Das bedeutet nun: Diese Sprachspiele sind in der Kommunikation zu beachten. Man ist jeweils Teil einzelner Sprachspiele, niemals Teil des gesamten Spiels. Von daher sind Rücksichtnahme, Verstehensversuche angebracht, statt Dominanzgebarens.
(*) Geschichtsschreibung betont die Herrscher, die Macht, die Starken. Diejenigen, die im christlichen Sinn tätig waren, kommen im wesentlichen nur durch die Heiligenlegenden usw. in den Blick. Hin und wieder erlauben auch mal andere Infos einen kleinen Einblick in die christliche Alltagswelt. Von daher sind viele auch Opfer der allgemeinen Geschichtsschreibung der Sieger. Heute gehen Bemühungen tiefer: Wie können wir den Menschen des Alltags in der Geschichte auf die Spur kommen? Da hat zum Beispiel die feministische Betrachtung so manches herausgearbeitet, was für Christen wohl noch nicht so vorliegt. Ich muss aber meine Unkenntnis eingestehen. Gibt es eine christliche Geschichtsaufarbeitung „von unten“?
Holger Gronwaldt
10. Dezember 2017 um 21:27 Uhr
Schade, dieser Beitrag reizt zu massivem Widerspruch, aber ich würde Stunden benötigen, auf alles einzugehen.
Ich kann nicht so ganz nachvollziehen, was Einsatz für Menschenrechte und Umwelt mit Religion zu tun haben sollen.
„Macht euch die Erde untertan“ ist doch genau das Gegenteil von Umweltschutz und die Geschichte zeigt, dass die christlichen Kirchen im Boot derer saßen, die die Durchsetzung der Menschrechte verhindern wollten.
Was bitte soll „christlicher Sinn“ sein? Das würde doch jeder Gläubige anders definieren und ich denke, die meisten Katholiken (jedenfalls von denen, die in der Lage sind, selbständig zu denken) würde nicht einmal das unterschreiben, was der Papst unter „christlich“ versteht.
„Vaterland“ ist doch schon immer ein inhaltsleerer Begriff gewesen, in die Welt gesetzt von denjenigen, die tumbe „Volksgenossen“ für ihre Zwecke missbrauchen wollten (ich sage bewusst nicht mehr „ausnutzen“).

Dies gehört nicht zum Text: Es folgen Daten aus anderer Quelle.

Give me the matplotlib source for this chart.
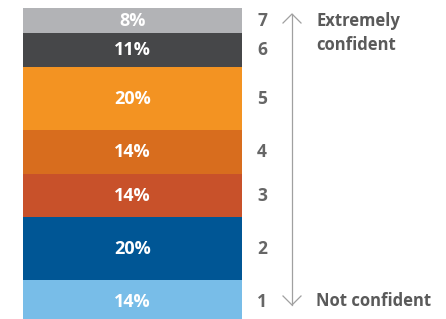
import matplotlib.pyplot as plt

# data, bottom to top
levels = ['1', '2', '3', '4', '5', '6', '7']
shares = [14, 20, 14, 14, 20, 11, 8]
colors = ['#78bde8', '#005695', '#c8512a', '#d86d1e', '#f39322', '#464749', '#b2b3b6']
top_label = 'Extremely\nconfident'
bottom_label = 'Not confident'

plt.rcParams['font.family'] = ['Open Sans', 'DejaVu Sans']

fig = plt.figure(figsize=(4.46, 3.19), dpi=100)
ax = fig.add_axes([23 / 446, 0, 219 / 446, 311 / 319])

bottom = 0
for lvl, s, c in zip(levels, shares, colors):
    ax.bar(0, s, bottom=bottom, width=1, color=c, linewidth=0)
    mid = bottom + s / 2
    ax.text(0, mid, '{}%'.format(s), ha='center', va='center',
            color='white', fontsize=13, fontweight='bold')
    # level number to the right of the bar
    ax.annotate(lvl, xy=(1, mid), xycoords=('axes fraction', 'data'),
                xytext=(20, 0), textcoords='offset pixels',
                ha='center', va='center', color='#666666',
                fontsize=12.5, fontweight='bold', annotation_clip=False)
    bottom += s

ax.set_xlim(-0.5, 0.5)
ax.set_ylim(1.5, bottom)
ax.axis('off')

# vertical double arrow with open chevron heads
x_arr = 292 / 446
fig.add_artist(plt.Line2D([x_arr, x_arr], [1 - 14 / 319, 1 - 305 / 319],
                          color='#a0a0a0', lw=0.9))
for tip, d in [(14, 1), (305, -1)]:
    yt = 1 - tip / 319
    dy = 9 / 319
    dx = 9 / 446
    fig.add_artist(plt.Line2D([x_arr - dx, x_arr, x_arr + dx],
                              [yt - d * dy, yt, yt - d * dy],
                              color='#a0a0a0', lw=0.9))

fig.text(316 / 446, 1 - 33 / 319, top_label, ha='left', va='center',
         color='#5a5a5a', fontsize=12, fontweight='bold', linespacing=1.5)
fig.text(316 / 446, 1 - 301 / 319, bottom_label, ha='left', va='center',
         color='#5a5a5a', fontsize=12, fontweight='bold')

fig.savefig('out.png', dpi=100)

Der Satz ist bestenfalls eine unreflektierte Floskel, die ich von Ihnen so nicht erwartet hätte!
DAS Individuum gibt es doch gar nicht in einem Land, sondern vielmehr Millionen von Einzelpersonen, manchmal in kleinen Gruppen mit zum Teil gemeinsamen Interessen vereint (Familie, Verein, usw.) von denen es einzelnen gut bis sehr gut, anderen schlecht bis sehr schlecht geht, völlig unabhängig davon, wie es um das Land als Ganzes bestellt ist.
Schauen Sie doch in die USA, wo man einen Ersatzbegriff für Vaterland („America first!“) dazu verwendet, viele Millionen Menschen (bis zu einem Drittel der Gesamtbevölkerung!) in Abhängigkeit und Armut zu halten, nur damit Multi-Millionäre und Multi-Milliardäre ihren oft unrechtmäßig erworbenen Reichtum (nicht unbedingt nach den Gesetzen des Landes, aber unter ethischen Gesichtspunkten, was ein gewaltiger Unterschied sein kann) noch weiter aufblähen können.
Ein Donald Trump führt den weitaus größten Teil seiner Anhänger hinters Licht und die merken es nicht einmal, dass sie nichts weiter sind als Stimmvieh für die Reichen, die sie mit dem Appell ans „Vaterland“ für ziemlich dumm verkaufen!
Da halte ich es lieber mit einem Teil der alten Römer – natürlich nicht denen, die wie heute Trump und seine Vasallen suggerierten: „dulce et decorum est pro patria mori“, sondern denen, die damals schon erkannt haben: „patria ubi bene!“ Dem möchte ich nichts hinzufügen.